Shares in Nestle fell this morning (20 October) after the world’s largest food maker lifted its forecast for annual sales but betrayed some concern over its margins.
The company said it saw its sales increase by 7.3% on an organic basis in the first nine months of the year. The result indicated Nestle’s sales had slowed in the third quarter – its sales were up 7.5% in the first half of 2011 – but the company said today that it expects to beat its long-term target for organic sales growth of 5-6%.
“We expect to slightly over-perform against our long-term organic growth range of 5-6%,” Nestle said.
However, the group was more cautious on its annual margins. Nestle said it would “continue to strive for a margin improvement in constant currencies”. Nestle’s previous outlook, given in August when it announced its half-year results, was more definite, for “a margin increase in constant currencies”.
Nevertheless, CEO Paul Bulcke defended the company’s performance over the first nine months of the year.
“In a tough environment, we continued to build our capabilities and positions for the future while maintaining strong growth across regions and categories. The constant renovation of our existing product portfolio together with our strong pipeline of game-changing innovations resulted in many market share gains,” Bulcke said.

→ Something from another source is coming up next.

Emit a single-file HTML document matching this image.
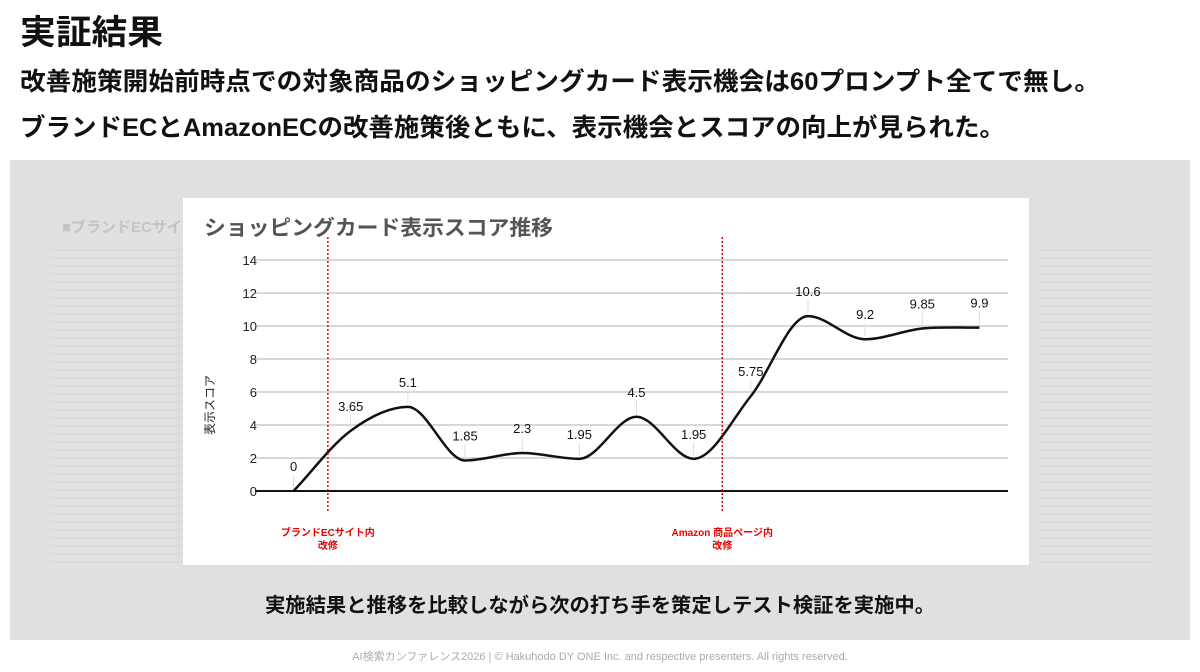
<!DOCTYPE html>
<html><head><meta charset="utf-8"><style>
html,body{margin:0;padding:0;background:#fff;}
svg{display:block;font-family:"Liberation Sans","Noto Sans CJK JP",sans-serif;}
</style></head><body>
<svg id="page" width="1200" height="672" viewBox="0 0 1200 672" xmlns="http://www.w3.org/2000/svg">
<rect width="1200" height="672" fill="#fff"/>
<text x="20" y="44" font-size="34" font-weight="bold" fill="#111" textLength="143" lengthAdjust="spacingAndGlyphs">実証結果</text>
<text x="20" y="90" font-size="25" font-weight="bold" fill="#111" textLength="1080" lengthAdjust="spacingAndGlyphs">改善施策開始前時点での対象商品のショッピングカード表示機会は60プロンプト全てで無し。</text>
<text x="20" y="136" font-size="25" font-weight="bold" fill="#111" textLength="985" lengthAdjust="spacingAndGlyphs">ブランドECとAmazonECの改善施策後ともに、表示機会とスコアの向上が見られた。</text>
<rect x="10" y="160" width="1180" height="480" fill="#e0e0e0"/>
<text x="62" y="232" font-size="15" font-weight="bold" fill="#c4c4c4">■ブランドECサイト</text>
<g id="faded"></g>
<rect x="183" y="198" width="846" height="367" fill="#fff"/>
<text x="204" y="235" font-size="21" font-weight="bold" fill="#555" textLength="349" lengthAdjust="spacingAndGlyphs">ショッピングカード表示スコア推移</text>
<text transform="translate(214,405) rotate(-90)" text-anchor="middle" font-size="12" fill="#222">表示スコア</text>
<g id="chart"></g>
<text x="265" y="612" font-size="20" font-weight="bold" fill="#111" textLength="670" lengthAdjust="spacingAndGlyphs">実施結果と推移を比較しながら次の打ち手を策定しテスト検証を実施中。</text>
<text x="600" y="660" text-anchor="middle" font-size="11" fill="#aaa">AI検索カンファレンス2026 | © Hakuhodo DY ONE Inc. and respective presenters. All rights reserved.</text>
</svg>
<script>
const categories = ["p1","p2","p3","p4","p5","p6","p7","p8","p9","p10","p11","p12","p13"];
const scores = [0,3.65,5.1,1.85,2.3,1.95,4.5,1.95,5.75,10.6,9.2,9.85,9.9];
const labels = ["0","3.65","5.1","1.85","2.3","1.95","4.5","1.95","5.75","10.6","9.2","9.85","9.9"];
const yTicks = [0,2,4,6,8,10,12,14];
const markers = [{pos:0.6, text1:"ブランドECサイト内", text2:"改修"},{pos:7.5, text1:"Amazon 商品ページ内", text2:"改修"}];

const NS="http://www.w3.org/2000/svg";
const g=document.getElementById('chart');
const X0=265,X1=1008,Y0=491,Y1=260;
const band=(X1-X0)/categories.length;
const x=i=>X0+band*(i+0.5);
const y=v=>Y0-(v/14)*(Y0-Y1);
function el(t,a){const e=document.createElementNS(NS,t);for(const k in a)e.setAttribute(k,a[k]);return e;}

yTicks.forEach(t=>{
  const l=el('line',{x1:X0-10,x2:X1,y1:y(t),y2:y(t),stroke:t===0?'#111':'#ccc','stroke-width':t===0?2:1.5});
  
  
  g.appendChild(l);
  const tx=el('text',{x:X0-8,y:y(t)+5,'text-anchor':'end','font-size':13,fill:'#222'});
  tx.textContent=t;
  
  
  g.appendChild(tx);
});

const n=scores.length, px=scores.map((_,i)=>x(i)), py=scores.map(v=>y(v));
const d=[],m=[];
for(let i=0;i<n-1;i++)d.push((py[i+1]-py[i])/(px[i+1]-px[i]));
m[0]=d[0];m[n-1]=d[n-2];
for(let i=1;i<n-1;i++)m[i]=(d[i-1]*d[i]<=0)?0:(d[i-1]+d[i])/2;
let p=`M${px[0]},${py[0]}`;
for(let i=0;i<n-1;i++){const h=(px[i+1]-px[i])/3;p+=` C${px[i]+h},${py[i]+m[i]*h} ${px[i+1]-h},${py[i+1]-m[i+1]*h} ${px[i+1]},${py[i+1]}`;}
const line=el('path',{d:p,fill:'none',stroke:'#111','stroke-width':2.5});


g.appendChild(line);

scores.forEach((v,i)=>{
  const ld=el('line',{x1:x(i),x2:x(i),y1:y(v)-3,y2:y(v)-16,stroke:'#ddd','stroke-width':1});
  
  
  g.appendChild(ld);
  const t=el('text',{x:x(i),y:y(v)-20,'text-anchor':'middle','font-size':13,fill:'#111'});
  t.textContent=labels[i];
  
  
  g.appendChild(t);
});

markers.forEach(mk=>{
  const mx=x(mk.pos);
  const l=el('line',{x1:mx,x2:mx,y1:237,y2:512,stroke:'#e00','stroke-width':1.5,'stroke-dasharray':'2,2'});
  
  
  g.appendChild(l);
  [mk.text1,mk.text2].forEach((s,k)=>{
    const t=el('text',{x:mx,y:536+k*13,'text-anchor':'middle','font-size':10,'font-weight':'bold',fill:'#e00'});
    t.textContent=s;
    
    
    g.appendChild(t);
  });
});

const f=document.getElementById('faded');
for(let r=0;r<40;r++){
  const yy=250+r*8;
  const a=el('line',{x1:50,x2:183,y1:yy,y2:yy,stroke:'#d6d6d6','stroke-width':1});
  
  
  f.appendChild(a);
  const b=el('line',{x1:1035,x2:1153,y1:yy,y2:yy,stroke:'#d6d6d6','stroke-width':1});
  
  
  f.appendChild(b);
}
</script>
</body></html>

He also pointed to the investment Nestle was making to support the development of new products. “A high rate of innovation also requires significant consumer-facing marketing support.”
Nestle uses a sales measure called “real internal growth”, which excludes M&A, price increases and currency movements. On that basis, sales increased 4.1% during the nine months to the end of September. In the first half of the year, Nestle’s real internal growth was 4.8%.
On a reported basis, including the impact of the strong Swiss franc and the missing contribution from businesses sold, sales fell 13.1% to CHF60.89bn (US$68bn)
Nestle shares were down 0.78% at CHF51.15 at 11:03 CET.